Invocare Dio Padre con fiducia totale

Il cuore dell’odierna liturgia della Parola è il celebre e intenso “catechismo sulla preghiera” che Luca propone nel capitolo 11 del suo Vangelo. Significativa è la cornice narrativa degli insegnamenti di Gesù sul come e sul perché rivolgersi a Dio. Un discepolo invita Gesù ad insegnare una preghiera, proprio come avevano fatto il Battista e altri maestri del giudaismo che avevano consegnato ai loro discepoli un’invocazione spirituale distintiva. Gesù accoglie questa domanda e insegna la preghiera dell’Abbà, parola aramaica che esprime la confidenza verso Dio, e traducibile nella nostra lingua, secondo gli esperti, con “Caro padre; babbo; papà”. In questa parola di grande intimità gli studiosi sono inclini a sentire la stessa voce di Gesù che ha scelto arditamente un termine familiare ed immediato per rivolgersi a Dio.
L’invocazione iniziale «Padre» dà il tono a tutta la preghiera e ne sintetizza il contenuto. Essa risente del modo di pregare tipico di Gesù, il quale si rivolge a Dio con la massima fiducia e libertà, utilizzando appunto l’appellativo familiare: Abbà. Non è questione di una formula nuova, ma di un rapporto diverso con Dio.
C’è un altro elemento che caratterizza la preghiera del “Padre” secondo la versione dell’evangelista Luca. «Venga il tuo Regno» e «perdonaci i nostri peccati» sono i vertici delle due parti della preghiera: la prima legata al Tu di Dio ad espressione della lode e dell’adorazione; la seconda legata al noi, cioè all’esistenza quotidiana dell’uomo. L’incrocio fra queste due direzioni crea il senso della preghiera cristiana, che è un dialogo tra Dio Padre e i suoi figli. L’attesa e l’impegno per il Regno devono unirsi ed alimentare l’impegno concreto per il pane quotidiano; l’amore per Dio deve coniugarsi con l’amore che perdona i fratelli peccatori.
La preghiera è poi accompagnata da un vivace commento in immagini che Gesù crea attraverso due brevi racconti. Il primo è quello del vicino importuno che di notte bussa alla porta con insistenza per ottenere ciò di cui ha bisogno. È questa una lezione trasparente sulla costanza, sulla fedeltà e sulla perseveranza nella preghiera. L’altro racconto presenta il dialogo tra un padre e suo figlio riguardo alle cose (pesce, serpe, uovo, scorpione) da chiedere e da dare. Da esso emerge la fiducia totale che il discepolo deve avere nei confronti di Dio Padre.
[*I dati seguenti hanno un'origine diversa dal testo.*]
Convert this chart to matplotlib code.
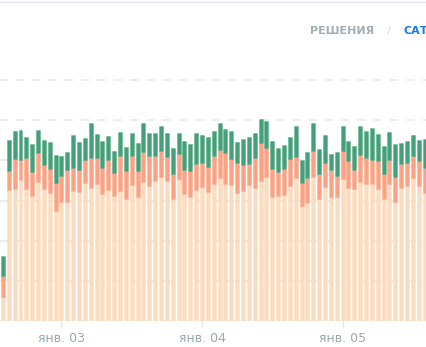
import matplotlib
matplotlib.use('Agg')
import matplotlib.pyplot as plt
from matplotlib.colors import to_rgba
from matplotlib.lines import Line2D
import numpy as np

# ==========================================
# ДАННЫЕ (почасовые столбцы, 02.01 14:00 ... 05.01 14:00)
# ==========================================
peach = [6.0,
         32.6, 32.8, 35.1, 32.9, 31.1, 34.7, 32.9, 31.9, 27.4, 29.7, 29.7, 32.4,
         32.2, 34.4, 33.0, 34.1, 31.5, 32.6, 31.2, 32.4, 30.3, 33.9, 30.8, 34.7,
         33.6, 34.9, 35.9, 34.9, 30.5, 35.3, 31.6, 30.8, 32.6, 33.3, 32.1, 34.1,
         35.5, 34.1, 33.9, 31.8, 32.4, 33.9, 33.0, 34.9, 35.9, 30.8, 31.2, 31.4,
         33.6, 35.7, 28.7, 29.4, 35.8, 30.4, 33.3, 30.9, 30.9, 35.3, 33.0, 32.9,
         34.5, 34.1, 34.1, 32.8, 30.5, 34.1, 29.7, 33.2, 33.6, 35.7, 33.7, 31.9]
salmon = [5.1,
          4.8, 7.5, 5.0, 7.6, 6.0, 7.2, 6.0, 6.0, 7.0, 6.4, 8.0, 5.7,
          5.4, 5.7, 7.5, 6.4, 6.7, 7.5, 5.7, 8.7, 7.1, 7.2, 6.6, 7.5,
          7.5, 6.2, 6.4, 5.9, 6.0, 6.4, 6.0, 6.5, 6.6, 6.0, 6.3, 6.9,
          7.2, 7.8, 6.5, 7.5, 6.4, 5.2, 7.6, 9.4, 7.3, 7.0, 6.0, 6.4,
          6.7, 5.1, 5.6, 6.1, 6.5, 6.2, 6.1, 6.6, 5.2, 7.1, 6.8, 4.7,
          6.8, 6.5, 6.0, 7.0, 6.2, 6.1, 6.2, 5.8, 5.8, 5.4, 6.1, 6.3]
green = [5.2,
         7.6, 7.0, 7.5, 5.4, 6.9, 5.7, 6.2, 6.6, 6.9, 5.0, 4.3, 8.2,
         7.0, 5.4, 8.7, 6.0, 6.6, 6.0, 5.5, 5.9, 6.0, 5.8, 7.0, 7.2,
         5.6, 5.7, 6.2, 6.0, 6.5, 5.0, 7.2, 6.8, 7.5, 6.9, 7.3, 6.4,
         6.5, 5.8, 7.0, 5.3, 6.5, 6.6, 6.3, 5.9, 6.6, 6.9, 5.8, 6.0,
         5.4, 7.8, 5.8, 6.6, 7.0, 6.2, 6.9, 4.2, 6.0, 6.1, 5.1, 6.0,
         7.3, 6.7, 7.9, 6.7, 6.9, 6.9, 8.1, 5.2, 5.4, 5.2, 5.2, 7.0]

tick_pos = [10, 34, 58]          # полночь соответствующего дня
tick_labels = ['янв. 03', 'янв. 04', 'янв. 05']

# ==========================================
# ЦВЕТА
# ==========================================
c_peach = '#fcdcbf'
c_salmon = '#fca282'
c_green = '#43a078'

# ==========================================
# ГРАФИК
# ==========================================
fig = plt.figure(figsize=(4.27, 3.47), dpi=100)
ax = fig.add_axes([0, 26 / 347, 1, 251 / 347])

x = np.arange(len(peach))
peach = np.array(peach)
salmon = np.array(salmon)
green = np.array(green)

w = 0.68
lw = 0.6
ax.bar(x, peach, width=w, color=c_peach, edgecolor=to_rgba(c_peach, 0.5), linewidth=lw)
ax.bar(x, salmon, width=w, bottom=peach, color=c_salmon,
       edgecolor=to_rgba(c_salmon, 0.45), linewidth=lw)
ax.bar(x, green, width=w, bottom=peach + salmon, color=c_green,
       edgecolor=to_rgba(c_green, 0.4), linewidth=lw)

ax.set_xlim(-0.5, 72.42)
ax.set_ylim(0, 62.5)

ax.set_yticks(range(0, 61, 10))
ax.tick_params(axis='y', left=False, labelleft=False)
ax.grid(axis='y', color='#ebebef', linewidth=1.3, linestyle=(0, (4.5, 4.5)))
ax.set_axisbelow(True)

ax.set_xticks(tick_pos)
ax.set_xticklabels(tick_labels)
ax.tick_params(axis='x', length=4, width=1, color='#e3e3e8', pad=4,
               labelsize=9, labelcolor='#9ea7b0')

for s in ax.spines.values():
    s.set_visible(False)

# верхняя рамка карточки и переключатель (справа обрезан, как в исходнике)
fig.add_artist(Line2D([0, 1], [1 - 2 / 347, 1 - 2 / 347], color='#e6e4f3', linewidth=1))
fig.text(310 / 427, 1 - 31 / 347, 'РЕШЕНИЯ', fontsize=8, fontweight='bold',
         color='#a3adb5', va='center', ha='left')
fig.text(389 / 427, 1 - 31 / 347, '/', fontsize=8, color='#d5d9de', va='center', ha='center')
fig.text(404 / 427, 1 - 31 / 347, 'САТ', fontsize=8, fontweight='bold',
         color='#1a7be3', va='center', ha='left')

fig.savefig('out.png', dpi=100)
Dio non è un estraneo indifferente o pericoloso; con Lui ci si può comportare con la libertà e la serenità con cui ci si rivolge a una persona amata, abbandonando esitazioni, convenzioni e timori.
La preghiera al «Padre» è un respiro continuo dell’anima. Pregare è anzitutto chiamare in causa la presenza di un Tu: il Tu assoluto di Dio, con il quale si entra in un dialogo pieno di confidenza. Pregare è collocarsi alla presenza di questo Tu, avvertire la sua vicinanza e tuttavia sentire che è altro da noi, diverso e perciò non addomesticabile, non confinabile nei nostri orizzonti.
La preghiera è anche invocazione di forza per impegnarsi nel trasformare la nostra vita e il mondo secondo il dono di Dio, perché quanto da Dio invochiamo, desideriamo e speriamo trovi la possibilità di fiorire già dentro questo mondo. Pregare perciò è invocare la presenza di Dio in ogni momento della vita. È cogliere il senso che Dio dà alla nostra storia, e offrire la nostra disponibilità ad impegnare tutte le nostre risorse perché questo si realizzi.